AIM: Copy everything in the data below exactly except the pictures.

SOURCE DATA:
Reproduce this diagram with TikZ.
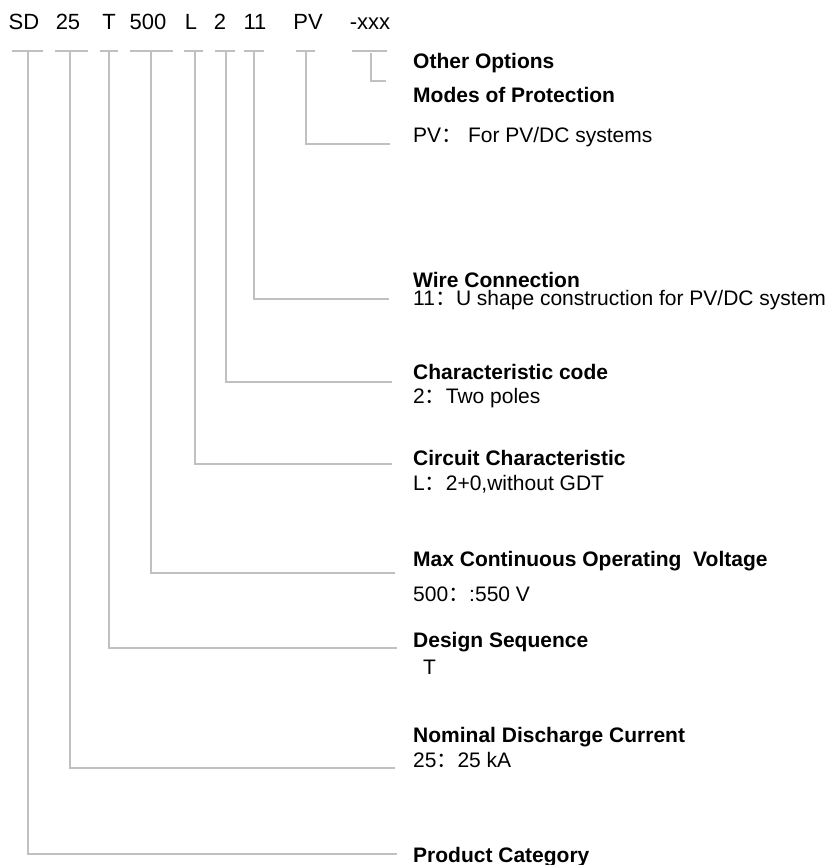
\documentclass[tikz,border=0pt]{standalone}
\usepackage{fontspec}
\setmainfont{Liberation Sans}
\newfontfamily\cjk{Noto Sans CJK SC}
\definecolor{linegray}{RGB}{192,192,192}
\newcommand{\fw}{{\cjk ：}}
\tikzset{
  lead/.style={draw=linegray, line width=1.4pt},
  codetext/.style={inner sep=0pt, anchor=base, font=\fontsize{22}{26}\selectfont},
  titletext/.style={inner sep=0pt, anchor=base west, font=\fontsize{21}{25}\selectfont\bfseries},
  desctext/.style={inner sep=0pt, anchor=base west, font=\fontsize{21}{25}\selectfont},
}
\begin{document}
\begin{tikzpicture}[x=1pt,y=-1pt]
\useasboundingbox (0,0) rectangle (835,865);
% code letters
\node[codetext] (sd) at (24,29) {SD};
\node[codetext] (c25) at (68,29) {25};
\node[codetext] (ct) at (109,29) {T};
\node[codetext] (c500) at (148,29) {500};
\node[codetext] (cl) at (191,29) {L};
\node[codetext] (c2) at (220,29) {2};
\node[codetext] (c11) at (255,29) {11};
\node[codetext] (cpv) at (308,29) {PV};
\node[codetext] (cx) at (370,29) {-xxx};
% labels
\node[titletext] (other) at (413,68) {Other Options};
\node[titletext] (modes) at (413,102) {Modes of Protection};
\node[desctext] (pvd) at (413,142) {PV\fw\ For PV/DC systems};
\node[titletext] (wire) at (413,287) {Wire Connection};
\node[desctext] (wired) at (413,305) {11\fw U shape construction for PV/DC system};
\node[titletext] (chr) at (413,379) {Characteristic code};
\node[desctext] (chrd) at (413,403) {2\fw Two poles};
\node[titletext] (circ) at (413,465) {Circuit Characteristic};
\node[desctext] (circd) at (413,490) {L\fw 2+0,without GDT};
\node[titletext] (maxv) at (413,566) {Max Continuous Operating\ \ Voltage};
\node[desctext] (maxd) at (413,601) {500\fw :550 V};
\node[titletext] (des) at (413,647) {Design Sequence};
\node[desctext] (desd) at (423,674) {T};
\node[titletext] (nom) at (413,742) {Nominal Discharge Current};
\node[desctext] (nomd) at (413,767) {25\fw 25 kA};
\node[titletext] (prod) at (413,862) {Product Category};
% cap coordinates
\coordinate (sdA) at (12,51);  \coordinate (sdB) at (43,51);  \coordinate (sdT) at (28,51);  \coordinate (sdE) at (397,854);
\coordinate (aA) at (55,51);   \coordinate (aB) at (88,51);   \coordinate (aT) at (70,51);   \coordinate (aE) at (395,768);
\coordinate (tA) at (100,51);  \coordinate (tB) at (118,51);  \coordinate (tT) at (109,51);  \coordinate (tE) at (397,648);
\coordinate (vA) at (130,51);  \coordinate (vB) at (173,51);  \coordinate (vT) at (151,51);  \coordinate (vE) at (395,573);
\coordinate (lA) at (184,51);  \coordinate (lB) at (203,51);  \coordinate (lT) at (195,51);  \coordinate (lE) at (392,464);
\coordinate (kA) at (215,51);  \coordinate (kB) at (235,51);  \coordinate (kT) at (226,51);  \coordinate (kE) at (392,382);
\coordinate (wA) at (244,51);  \coordinate (wB) at (264,51);  \coordinate (wT) at (254,51);  \coordinate (wE) at (389,299);
\coordinate (pA) at (296,51);  \coordinate (pB) at (315,51);  \coordinate (pT) at (306,51);  \coordinate (pE) at (390,144);
\coordinate (xA) at (352,51);  \coordinate (xB) at (387,51);  \coordinate (xT) at (371,53);  \coordinate (xE) at (386,81);
% connectors
\foreach \n in {sd,a,t,v,l,k,w,p,x}{
  \draw[lead] (\n A) -- (\n B);
  \draw[lead] (\n T) |- (\n E);
}
\end{tikzpicture}
\end{document}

EXERCISE RESULT:
Reproduce this diagram with TikZ.
\documentclass[tikz,border=0pt]{standalone}
\usepackage{fontspec}
\setmainfont{Liberation Sans}
\newfontfamily\cjk{Noto Sans CJK SC}
\definecolor{linegray}{RGB}{192,192,192}
\newcommand{\fw}{{\cjk ：}}
\tikzset{
  lead/.style={draw=linegray, line width=1.4pt},
  codetext/.style={inner sep=0pt, anchor=base, font=\fontsize{22}{26}\selectfont},
  titletext/.style={inner sep=0pt, anchor=base west, font=\fontsize{21}{25}\selectfont\bfseries},
  desctext/.style={inner sep=0pt, anchor=base west, font=\fontsize{21}{25}\selectfont},
}
\begin{document}
\begin{tikzpicture}[x=1pt,y=-1pt]
\useasboundingbox (0,0) rectangle (835,865);
% code letters
\node[codetext] (sd) at (24,29) {SD};
\node[codetext] (c25) at (68,29) {25};
\node[codetext] (ct) at (109,29) {T};
\node[codetext] (c500) at (148,29) {500};
\node[codetext] (cl) at (191,29) {L};
\node[codetext] (c2) at (220,29) {2};
\node[codetext] (c11) at (255,29) {11};
\node[codetext] (cpv) at (308,29) {PV};
\node[codetext] (cx) at (370,29) {-xxx};
% labels
\node[titletext] (other) at (413,68) {Other Options};
\node[titletext] (modes) at (413,102) {Modes of Protection};
\node[desctext] (pvd) at (413,142) {PV\fw\ For PV/DC systems};
\node[titletext] (wire) at (413,287) {Wire Connection};
\node[desctext] (wired) at (413,305) {11\fw U shape construction for PV/DC system};
\node[titletext] (chr) at (413,379) {Characteristic code};
\node[desctext] (chrd) at (413,403) {2\fw Two poles};
\node[titletext] (circ) at (413,465) {Circuit Characteristic};
\node[desctext] (circd) at (413,490) {L\fw 2+0,without GDT};
\node[titletext] (maxv) at (413,566) {Max Continuous Operating\ \ Voltage};
\node[desctext] (maxd) at (413,601) {500\fw :550 V};
\node[titletext] (des) at (413,647) {Design Sequence};
\node[desctext] (desd) at (423,674) {T};
\node[titletext] (nom) at (413,742) {Nominal Discharge Current};
\node[desctext] (nomd) at (413,767) {25\fw 25 kA};
\node[titletext] (prod) at (413,862) {Product Category};
% cap coordinates
\coordinate (sdA) at (12,51);  \coordinate (sdB) at (43,51);  \coordinate (sdT) at (28,51);  \coordinate (sdE) at (397,854);
\coordinate (aA) at (55,51);   \coordinate (aB) at (88,51);   \coordinate (aT) at (70,51);   \coordinate (aE) at (395,768);
\coordinate (tA) at (100,51);  \coordinate (tB) at (118,51);  \coordinate (tT) at (109,51);  \coordinate (tE) at (397,648);
\coordinate (vA) at (130,51);  \coordinate (vB) at (173,51);  \coordinate (vT) at (151,51);  \coordinate (vE) at (395,573);
\coordinate (lA) at (184,51);  \coordinate (lB) at (203,51);  \coordinate (lT) at (195,51);  \coordinate (lE) at (392,464);
\coordinate (kA) at (215,51);  \coordinate (kB) at (235,51);  \coordinate (kT) at (226,51);  \coordinate (kE) at (392,382);
\coordinate (wA) at (244,51);  \coordinate (wB) at (264,51);  \coordinate (wT) at (254,51);  \coordinate (wE) at (389,299);
\coordinate (pA) at (296,51);  \coordinate (pB) at (315,51);  \coordinate (pT) at (306,51);  \coordinate (pE) at (390,144);
\coordinate (xA) at (352,51);  \coordinate (xB) at (387,51);  \coordinate (xT) at (371,53);  \coordinate (xE) at (386,81);
% connectors
\foreach \n in {sd,a,t,v,l,k,w,p,x}{
  \draw[lead] (\n A) -- (\n B);
  \draw[lead] (\n T) |- (\n E);
}
\end{tikzpicture}
\end{document}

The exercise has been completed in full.